Before departure, they may need reassurance, useful prompts, upgrades, extras or practical information that makes the trip feel more real and better supported. Once they return, there is a genuine opportunity to continue the conversation while the experience is still fresh. 

Too often, though, that window passes because nobody has the visibility or automation in place to act on it at the right time. 

What came through clearly in the webinar was that the brands in the strongest position are not necessarily the ones doing the most. They are the ones with the clearest line of sight. They can see where intent is building, where the journey is stalling, what messages are helping, and what moments deserve something more tailored than a generic campaign. 

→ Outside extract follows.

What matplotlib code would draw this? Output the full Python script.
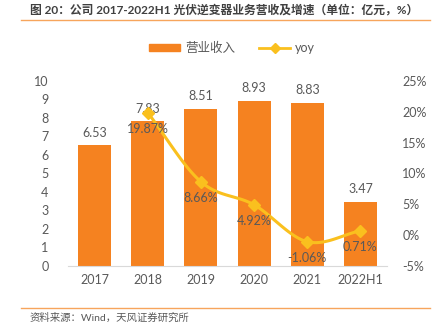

They are not relying on disconnected snapshots from different platforms and trying to stitch the story together afterwards. They are working from a more connected picture of the buyer, which makes it much easier to respond in a way that feels timely and commercially smart. 

For travel marketers, that is the opportunity now. Not just to drive more traffic or send more messages, but to make better use of the signals already in front of them. 

Because the connected travel buyers are moving across channels, devices and decisions in ways that do not fit a clean funnel. The question is whether your setup helps you understand that behaviour well enough to do something useful with it.